Not surprisingly, it turns out two of the dogs that played "The Littlest Hobo" were girls.

The voice that keeps on calling me is not one of reason or logic. It’s the voice of the Canadian Tourism Commission and their "Get Going Canada" campaign designed to urge Canadians to take two days, two weeks, or two months to "drive the World's Greatest Country and enjoy the view!"

They've selected 15 of Canada's most breathtaking drives in an effort to showcase our country's natural splendour. I’ve ridden cross-country several times, twice with Henk (every girl needs a name like Henk for her motorbike), and each time I am convinced anew of our superior beauty.

I’ll be starting in Alberta, with the first spectacular Rocky Mountain ride up the Icefields Parkway from Banff to Jasper. From there, I’ll head west for an adventure by land and by sea in B.C. before turning the wheels north to the Yukon, land of dreams…

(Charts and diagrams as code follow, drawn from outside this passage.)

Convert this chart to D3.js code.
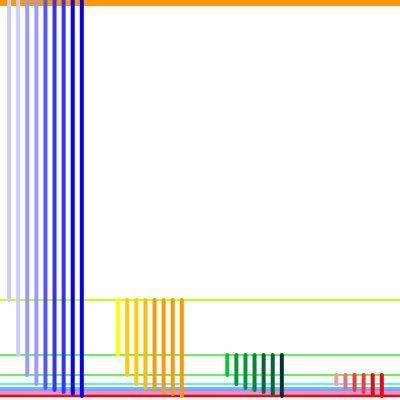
<!DOCTYPE html>
<html>
<head>
<meta charset="utf-8">
<script src="https://cdn.jsdelivr.net/npm/d3@7"></script>
<style>
  html, body { margin: 0; padding: 0; background: #fff; }
  svg { display: block; }
</style>
</head>
<body>
<div id="chart"></div>
<script>
// Level values (one per horizontal line)
const levels = [400, 100, 45, 25, 16, 12, 10, 8, 6, 4];
const levelColors = ["#ff9900", "#ccff00", "#33ee33", "#33ee33", "#00ffff", "#0066ff", "#3333cc", "#9933cc", "#dd2288", "#ff0000"];
const levelWidths = [12, 2, 1.5, 1.5, 1.5, 1.2, 1.2, 1.2, 1.2, 2.5];

// Groups (x bands); each group g has bars at slots g+1..9
const groups = ["A", "B", "C", "D"];
const slots = [1, 2, 3, 4, 5, 6, 7, 8, 9];
const groupColors = [
  ["#ccccff", "#ccccff", "#9999ff", "#9999ff", "#5555ff", "#3333ff", "#3333ff", "#0000ff", "#0000ff"],
  [null, "#ffff00", "#ffcc00", "#ffcc00", "#ffbb00", "#ff9900", "#ff9900", "#ff9900", "#ff9900"],
  [null, null, "#00cc33", "#009933", "#009933", "#008833", "#006633", "#006633", "#003333"],
  [null, null, null, "#ff9999", "#ff6666", "#ff3333", "#ff3333", "#ff0000", "#ff0000"]
];

const W = 400, H = 400;
const svg = d3.select("#chart").append("svg").attr("width", W).attr("height", H);

const y = d3.scaleLinear().domain([0, 400]).range([H, 0]);
const xBand = d3.scaleBand().domain(groups).range([0, W]).padding(0);
const xSlot = d3.scaleLinear().domain([0, 11]).range([0, xBand.bandwidth()]);

// horizontal level lines
svg.append("g").selectAll("line").data(levels).join("line")
  .attr("x1", 0).attr("x2", W)
  .attr("y1", d => y(d)).attr("y2", d => y(d))
  .attr("stroke", (d, i) => levelColors[i])
  .attr("stroke-width", (d, i) => levelWidths[i]);

// vertical bars
const bars = [];
groups.forEach((g, gi) => {
  slots.forEach((s, si) => {
    if (s > gi) {
      bars.push({ g, gi, s, from: levels[gi], to: levels[s], color: groupColors[gi][si] });
    }
  });
});

svg.append("g").selectAll("line").data(bars).join("line")
  .attr("x1", d => xBand(d.g) + xSlot(d.s))
  .attr("x2", d => xBand(d.g) + xSlot(d.s))
  .attr("y1", d => y(d.from))
  .attr("y2", d => y(d.to))
  .attr("stroke", d => d.color)
  .attr("stroke-width", 4)
  .attr("stroke-linecap", "round");
</script>
</body>
</html>
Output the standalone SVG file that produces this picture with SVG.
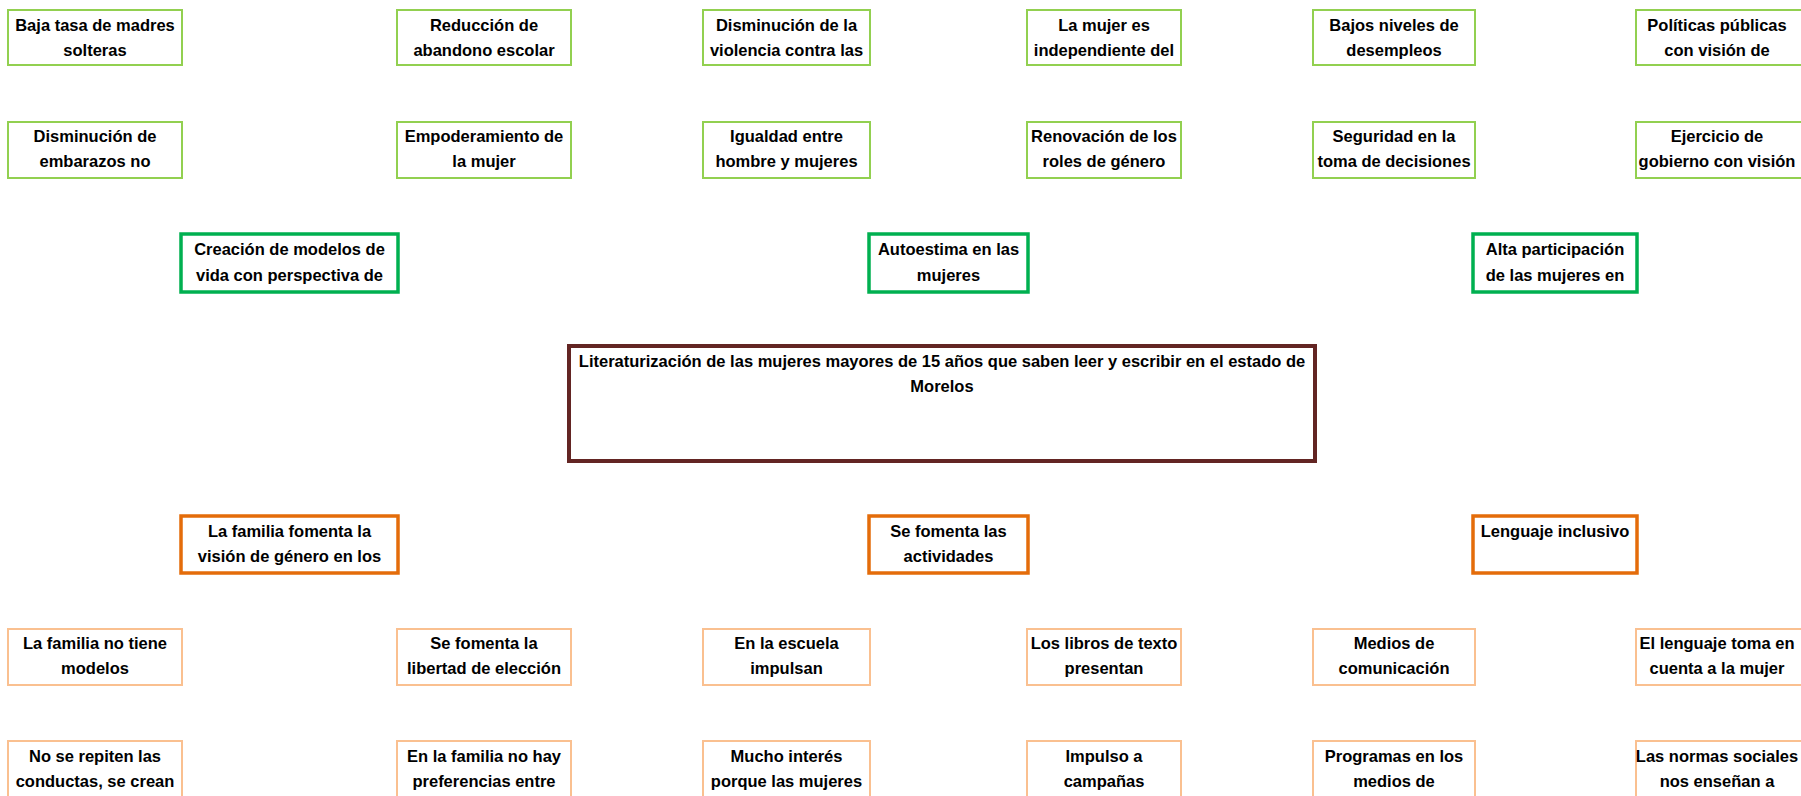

The plan is to remain flexible and go with the flow. As anyone who’s ever ridden a motorbike can testify, circumstances can change dramatically in a split second. Just when you’re delighting in a sweet sense of complete control as you judiciously manoeuvre 700 pounds of steel and bones down miles of tar at high speed, you can be instantly overturned with the ultimate realisation that on two wheels, there is no such thing as control.

It's the act of climbing inside that paradox, surrendering to the road and its own carefully mapped out perfection, which creates space for the magic to drop in.

I couldn’t tell you what remedies I’d need if I’d grown up watching "The Sopranos."